> _WHAT IS BEING ASKED_:
Drop the images; return everything else in the listing below exactly.

+===+

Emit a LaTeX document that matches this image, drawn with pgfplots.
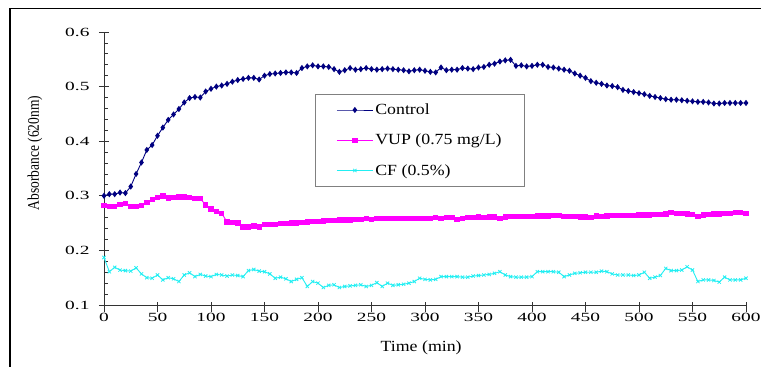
\documentclass[border=0pt]{standalone}
\usepackage{fontspec}
\setmainfont{Liberation Serif}
\newfontfamily\lfont[FakeStretch=1.15]{Liberation Serif}
\newfontfamily\tfont[FakeStretch=1.55]{Liberation Serif}
\usepackage{pgfplots}
\usepackage{pgfplotstable}
\pgfplotsset{compat=1.18}
\definecolor{ctrl}{HTML}{000080}
\definecolor{vup}{HTML}{FF00FF}
\definecolor{cfc}{HTML}{22EEF2}
\pgfplotstableread{
t c v f
0 0.300 0.282 0.187
5 0.303 0.280 0.161
10 0.303 0.281 0.169
15 0.306 0.284 0.164
20 0.305 0.286 0.163
25 0.317 0.280 0.162
30 0.340 0.280 0.168
35 0.361 0.282 0.157
40 0.384 0.288 0.150
45 0.393 0.293 0.149
50 0.410 0.297 0.155
55 0.425 0.300 0.146
60 0.439 0.296 0.150
65 0.449 0.297 0.148
70 0.459 0.298 0.143
75 0.471 0.298 0.155
80 0.479 0.297 0.159
85 0.481 0.295 0.152
90 0.480 0.295 0.156
95 0.491 0.283 0.153
100 0.496 0.276 0.152
105 0.500 0.271 0.156
110 0.502 0.268 0.155
115 0.505 0.252 0.153
120 0.509 0.251 0.155
125 0.512 0.250 0.154
130 0.514 0.243 0.152
135 0.516 0.243 0.163
140 0.516 0.245 0.165
145 0.513 0.243 0.162
150 0.520 0.247 0.161
155 0.523 0.247 0.157
160 0.524 0.248 0.149
165 0.525 0.249 0.151
170 0.526 0.249 0.148
175 0.526 0.250 0.143
180 0.525 0.250 0.147
185 0.534 0.251 0.150
190 0.537 0.252 0.134
195 0.539 0.253 0.143
200 0.537 0.253 0.140
205 0.537 0.254 0.132
210 0.536 0.255 0.136
215 0.532 0.255 0.137
220 0.527 0.256 0.132
225 0.530 0.256 0.134
230 0.534 0.256 0.135
235 0.531 0.257 0.136
240 0.532 0.257 0.137
245 0.534 0.258 0.134
250 0.532 0.257 0.136
255 0.531 0.258 0.141
260 0.532 0.258 0.134
265 0.533 0.259 0.140
270 0.532 0.259 0.136
275 0.531 0.258 0.137
280 0.530 0.259 0.138
285 0.528 0.259 0.140
290 0.530 0.258 0.143
295 0.531 0.259 0.149
300 0.529 0.259 0.147
305 0.527 0.259 0.146
310 0.526 0.260 0.147
315 0.535 0.259 0.152
320 0.530 0.260 0.152
325 0.531 0.260 0.152
330 0.531 0.257 0.152
335 0.534 0.259 0.151
340 0.533 0.260 0.151
345 0.532 0.260 0.153
350 0.535 0.261 0.154
355 0.536 0.260 0.155
360 0.540 0.261 0.156
365 0.542 0.261 0.158
370 0.546 0.259 0.161
375 0.548 0.261 0.155
380 0.549 0.262 0.152
385 0.538 0.262 0.151
390 0.539 0.262 0.151
395 0.537 0.262 0.151
400 0.538 0.262 0.152
405 0.540 0.263 0.161
410 0.540 0.263 0.161
415 0.536 0.263 0.161
420 0.535 0.264 0.161
425 0.533 0.264 0.160
430 0.531 0.262 0.152
435 0.529 0.262 0.155
440 0.524 0.262 0.158
445 0.520 0.261 0.159
450 0.516 0.261 0.160
455 0.510 0.260 0.160
460 0.507 0.263 0.160
465 0.505 0.262 0.162
470 0.502 0.263 0.161
475 0.501 0.264 0.157
480 0.499 0.264 0.155
485 0.494 0.264 0.155
490 0.492 0.264 0.155
495 0.490 0.264 0.154
500 0.488 0.265 0.155
505 0.486 0.265 0.160
510 0.483 0.265 0.149
515 0.481 0.266 0.151
520 0.479 0.266 0.154
525 0.477 0.267 0.167
530 0.476 0.269 0.163
535 0.476 0.268 0.163
540 0.475 0.268 0.164
545 0.474 0.267 0.170
550 0.473 0.266 0.164
555 0.472 0.262 0.143
560 0.472 0.265 0.146
565 0.471 0.266 0.146
570 0.469 0.267 0.145
575 0.469 0.267 0.142
580 0.470 0.268 0.151
585 0.470 0.268 0.146
590 0.470 0.270 0.146
595 0.470 0.269 0.146
600 0.470 0.268 0.149
}\data
\begin{document}
\begin{tikzpicture}[x=1pt,y=1pt]
\useasboundingbox (0,0) rectangle (761,367);
\draw[line width=1.6pt] (10,0) -- (10,358.5) -- (761,358.5);
\begin{axis}[
  at={(104pt,62pt)}, anchor=south west,
  scale only axis, width=642pt, height=273pt,
  xmin=0, xmax=600, ymin=0.1, ymax=0.6,
  clip=false,
  axis lines=left,
  axis line style={-, draw=black!80, line width=0.8pt},
  xtick distance=50, ytick distance=0.1,
  minor y tick num=4,
  tick align=center,
  tick style={draw=black!80, line width=0.8pt},
  major x tick style={yshift=-2.5pt},
  major tick length=10pt,
  minor tick length=4pt,
  minor y tick style={xshift=2pt},
  /pgf/number format/assume math mode=true,
  ticklabel style={font=\tfont\fontsize{12.5}{14}\selectfont},
  yticklabel style={xshift=-6pt, /pgf/number format/.cd, fixed, fixed zerofill, precision=1},
  xticklabel style={/pgf/number format/.cd, fixed, precision=0},
  xlabel={Time (min)},
  xlabel style={at={(axis description cs:0.494,-0.1575)}, anchor=center,
    font=\lfont\fontsize{15.5}{18}\selectfont},
  ylabel={\scalebox{1}[1.2]{Absorbance (620nm)}},
  ylabel style={at={(axis description cs:-0.1075,0.557)}, anchor=center,
    font=\fontsize{13.5}{15}\selectfont},
  legend style={at={(axis description cs:0.3287,0.773)}, anchor=north west,
    draw=black!50, line width=0.8pt, inner xsep=21pt, inner ysep=7.5pt,
    row sep=14pt, font=\lfont\fontsize{15.5}{18}\selectfont,
    cells={anchor=west}, nodes={inner sep=2pt}},
  legend image code/.code={\draw[mark repeat=2,mark phase=2,#1]
    plot coordinates {(0pt,0pt) (18pt,0pt) (36pt,0pt)};},
]
\addplot[ctrl, line width=0.9pt, mark=diamond*, mark size=2.4pt] table[x=t,y=c]{\data};
\addplot[vup, line width=0.9pt, mark=square*, mark size=2.2pt] table[x=t,y=v]{\data};
\addplot[cfc, line width=0.9pt, mark=x, mark size=2.3pt, mark options={line width=0.8pt}] table[x=t,y=f]{\data};
\legend{Control, VUP (0.75 mg/L)\hspace{6pt}, CF (0.5\%)}
\end{axis}
\end{tikzpicture}
\end{document}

+===+

> _FINAL RESULT_:
Emit a LaTeX document that matches this image, drawn with pgfplots.
\documentclass[border=0pt]{standalone}
\usepackage{fontspec}
\setmainfont{Liberation Serif}
\newfontfamily\lfont[FakeStretch=1.15]{Liberation Serif}
\newfontfamily\tfont[FakeStretch=1.55]{Liberation Serif}
\usepackage{pgfplots}
\usepackage{pgfplotstable}
\pgfplotsset{compat=1.18}
\definecolor{ctrl}{HTML}{000080}
\definecolor{vup}{HTML}{FF00FF}
\definecolor{cfc}{HTML}{22EEF2}
\pgfplotstableread{
t c v f
0 0.300 0.282 0.187
5 0.303 0.280 0.161
10 0.303 0.281 0.169
15 0.306 0.284 0.164
20 0.305 0.286 0.163
25 0.317 0.280 0.162
30 0.340 0.280 0.168
35 0.361 0.282 0.157
40 0.384 0.288 0.150
45 0.393 0.293 0.149
50 0.410 0.297 0.155
55 0.425 0.300 0.146
60 0.439 0.296 0.150
65 0.449 0.297 0.148
70 0.459 0.298 0.143
75 0.471 0.298 0.155
80 0.479 0.297 0.159
85 0.481 0.295 0.152
90 0.480 0.295 0.156
95 0.491 0.283 0.153
100 0.496 0.276 0.152
105 0.500 0.271 0.156
110 0.502 0.268 0.155
115 0.505 0.252 0.153
120 0.509 0.251 0.155
125 0.512 0.250 0.154
130 0.514 0.243 0.152
135 0.516 0.243 0.163
140 0.516 0.245 0.165
145 0.513 0.243 0.162
150 0.520 0.247 0.161
155 0.523 0.247 0.157
160 0.524 0.248 0.149
165 0.525 0.249 0.151
170 0.526 0.249 0.148
175 0.526 0.250 0.143
180 0.525 0.250 0.147
185 0.534 0.251 0.150
190 0.537 0.252 0.134
195 0.539 0.253 0.143
200 0.537 0.253 0.140
205 0.537 0.254 0.132
210 0.536 0.255 0.136
215 0.532 0.255 0.137
220 0.527 0.256 0.132
225 0.530 0.256 0.134
230 0.534 0.256 0.135
235 0.531 0.257 0.136
240 0.532 0.257 0.137
245 0.534 0.258 0.134
250 0.532 0.257 0.136
255 0.531 0.258 0.141
260 0.532 0.258 0.134
265 0.533 0.259 0.140
270 0.532 0.259 0.136
275 0.531 0.258 0.137
280 0.530 0.259 0.138
285 0.528 0.259 0.140
290 0.530 0.258 0.143
295 0.531 0.259 0.149
300 0.529 0.259 0.147
305 0.527 0.259 0.146
310 0.526 0.260 0.147
315 0.535 0.259 0.152
320 0.530 0.260 0.152
325 0.531 0.260 0.152
330 0.531 0.257 0.152
335 0.534 0.259 0.151
340 0.533 0.260 0.151
345 0.532 0.260 0.153
350 0.535 0.261 0.154
355 0.536 0.260 0.155
360 0.540 0.261 0.156
365 0.542 0.261 0.158
370 0.546 0.259 0.161
375 0.548 0.261 0.155
380 0.549 0.262 0.152
385 0.538 0.262 0.151
390 0.539 0.262 0.151
395 0.537 0.262 0.151
400 0.538 0.262 0.152
405 0.540 0.263 0.161
410 0.540 0.263 0.161
415 0.536 0.263 0.161
420 0.535 0.264 0.161
425 0.533 0.264 0.160
430 0.531 0.262 0.152
435 0.529 0.262 0.155
440 0.524 0.262 0.158
445 0.520 0.261 0.159
450 0.516 0.261 0.160
455 0.510 0.260 0.160
460 0.507 0.263 0.160
465 0.505 0.262 0.162
470 0.502 0.263 0.161
475 0.501 0.264 0.157
480 0.499 0.264 0.155
485 0.494 0.264 0.155
490 0.492 0.264 0.155
495 0.490 0.264 0.154
500 0.488 0.265 0.155
505 0.486 0.265 0.160
510 0.483 0.265 0.149
515 0.481 0.266 0.151
520 0.479 0.266 0.154
525 0.477 0.267 0.167
530 0.476 0.269 0.163
535 0.476 0.268 0.163
540 0.475 0.268 0.164
545 0.474 0.267 0.170
550 0.473 0.266 0.164
555 0.472 0.262 0.143
560 0.472 0.265 0.146
565 0.471 0.266 0.146
570 0.469 0.267 0.145
575 0.469 0.267 0.142
580 0.470 0.268 0.151
585 0.470 0.268 0.146
590 0.470 0.270 0.146
595 0.470 0.269 0.146
600 0.470 0.268 0.149
}\data
\begin{document}
\begin{tikzpicture}[x=1pt,y=1pt]
\useasboundingbox (0,0) rectangle (761,367);
\draw[line width=1.6pt] (10,0) -- (10,358.5) -- (761,358.5);
\begin{axis}[
  at={(104pt,62pt)}, anchor=south west,
  scale only axis, width=642pt, height=273pt,
  xmin=0, xmax=600, ymin=0.1, ymax=0.6,
  clip=false,
  axis lines=left,
  axis line style={-, draw=black!80, line width=0.8pt},
  xtick distance=50, ytick distance=0.1,
  minor y tick num=4,
  tick align=center,
  tick style={draw=black!80, line width=0.8pt},
  major x tick style={yshift=-2.5pt},
  major tick length=10pt,
  minor tick length=4pt,
  minor y tick style={xshift=2pt},
  /pgf/number format/assume math mode=true,
  ticklabel style={font=\tfont\fontsize{12.5}{14}\selectfont},
  yticklabel style={xshift=-6pt, /pgf/number format/.cd, fixed, fixed zerofill, precision=1},
  xticklabel style={/pgf/number format/.cd, fixed, precision=0},
  xlabel={Time (min)},
  xlabel style={at={(axis description cs:0.494,-0.1575)}, anchor=center,
    font=\lfont\fontsize{15.5}{18}\selectfont},
  ylabel={\scalebox{1}[1.2]{Absorbance (620nm)}},
  ylabel style={at={(axis description cs:-0.1075,0.557)}, anchor=center,
    font=\fontsize{13.5}{15}\selectfont},
  legend style={at={(axis description cs:0.3287,0.773)}, anchor=north west,
    draw=black!50, line width=0.8pt, inner xsep=21pt, inner ysep=7.5pt,
    row sep=14pt, font=\lfont\fontsize{15.5}{18}\selectfont,
    cells={anchor=west}, nodes={inner sep=2pt}},
  legend image code/.code={\draw[mark repeat=2,mark phase=2,#1]
    plot coordinates {(0pt,0pt) (18pt,0pt) (36pt,0pt)};},
]
\addplot[ctrl, line width=0.9pt, mark=diamond*, mark size=2.4pt] table[x=t,y=c]{\data};
\addplot[vup, line width=0.9pt, mark=square*, mark size=2.2pt] table[x=t,y=v]{\data};
\addplot[cfc, line width=0.9pt, mark=x, mark size=2.3pt, mark options={line width=0.8pt}] table[x=t,y=f]{\data};
\legend{Control, VUP (0.75 mg/L)\hspace{6pt}, CF (0.5\%)}
\end{axis}
\end{tikzpicture}
\end{document}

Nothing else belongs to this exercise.